Boehm quickly realized the value of this tone for the concert flutist. Boehm completely redesigned the flute to allow both for improved intonation and ease of finger placement. Instead of being made of wood, Boehm’s new flutes used metal. He modified the number, dimensions, and arrangement of the holes, even modifying the shape of the mouth hole. He designed a new mechanism that functioned as an extension of the fingers.
This conical flute of 1832 was gradually accepted by the most important players of the time, and by 1843 Boehm had licensed flute makers in London and Paris to manufacture this new instrument. In 1846, Boehm continued to perfect the flute while studying acoustics with Carl von Schafhautl at the University of Munich.
In 1847, Boehm produced a radically different instrument with a cylindrical body, a foot joint, and a parabolic head joint. The tone holes on this instrument were even larger than those of the 1832 instrument, and Boehm had to design padded cups for each hole. This new instrument has received only a few relatively unimportant modifications throughout the 20th century and it is a tribute to his genius that Boehm’s flute remains virtually unchanged into the 21st century.
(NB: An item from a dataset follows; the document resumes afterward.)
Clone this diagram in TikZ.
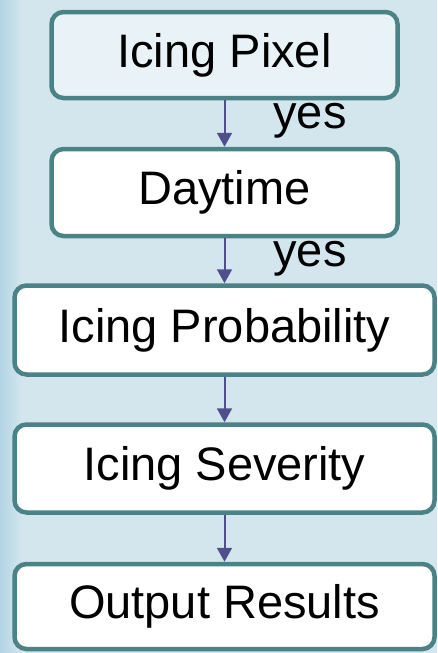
\documentclass[tikz,border=0pt]{standalone}
\usepackage{fontspec}
\setmainfont{Liberation Sans}
\usetikzlibrary{arrows.meta}
\definecolor{bgblue}{HTML}{D3E6EE}
\definecolor{stripblue}{HTML}{B3D4E4}
\definecolor{boxline}{HTML}{4A8286}
\definecolor{arrowblue}{HTML}{4F4F8C}
\definecolor{paleblue}{HTML}{E9F2F6}
\tikzset{
    stepbox/.style={draw=boxline, line width=4.5pt, rounded corners=12pt, fill=white,
        inner sep=0pt, font=\fontsize{47}{56}\selectfont},
    flow/.style={draw=arrowblue, line width=2pt, -{Triangle[length=14pt,width=15pt]}},
    answer/.style={font=\fontsize{47}{56}\selectfont}
}

\begin{document}
\begin{tikzpicture}[x=1pt, y=-1pt]
        % background
        \fill[bgblue] (0,0) rectangle (437,653);
        \shade[left color=stripblue, right color=bgblue] (0,0) rectangle (22,653);
        \useasboundingbox (0,0) rectangle (437,653);
        % boxes
        \node[stepbox, fill=paleblue, minimum width=346pt, minimum height=86pt] (pixel) at (224.5,55) {Icing Pixel};
        \node[stepbox, minimum width=346pt, minimum height=87pt] (day) at (224.5,192.5) {Daytime};
        \node[stepbox, minimum width=420pt, minimum height=89pt] (prob) at (224.5,330) {Icing Probability};
        \node[stepbox, minimum width=420pt, minimum height=88pt] (sev) at (224.5,468.5) {Icing Severity};
        \node[stepbox, minimum width=420pt, minimum height=85pt] (out) at (224.5,606.5) {Output Results};
        % arrows
        \foreach \a/\b in {pixel/day, day/prob, prob/sev, sev/out} {
            \draw[flow] (\a.south) -- (\b.north);
        }
        \node[answer] (yes1) at (310,121) {yes};
        \node[answer] (yes2) at (310,259) {yes};
    \end{tikzpicture}
\end{document}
Modern western concert flutes conform to the Boehm system, which is pitched in the Key of ‘C’ and has a range of 3 octaves, starting from middle ‘C’. This makes the concert flute one of the highest common orchestral instruments, second only to the piccolo, which plays an octave higher.
Flutes in ‘G’ alto and ‘C’ bass, pitched, respectively, a perfect fourth and an octave below the concert flute, are also used occasionally. Parts are written for alto flute more frequently than for bass flute. Alto and bass flutes are considerably heavier than the normal ‘C’ flute, making them more difficult to play for extended periods of time.
The first golden flute was built in 1869 by Louis Lot. Flutes today are built of a variety of metals, including gold-plated silver, white gold, new silver (an alloy made of copper, zinc and nickel), platinum, and palladium.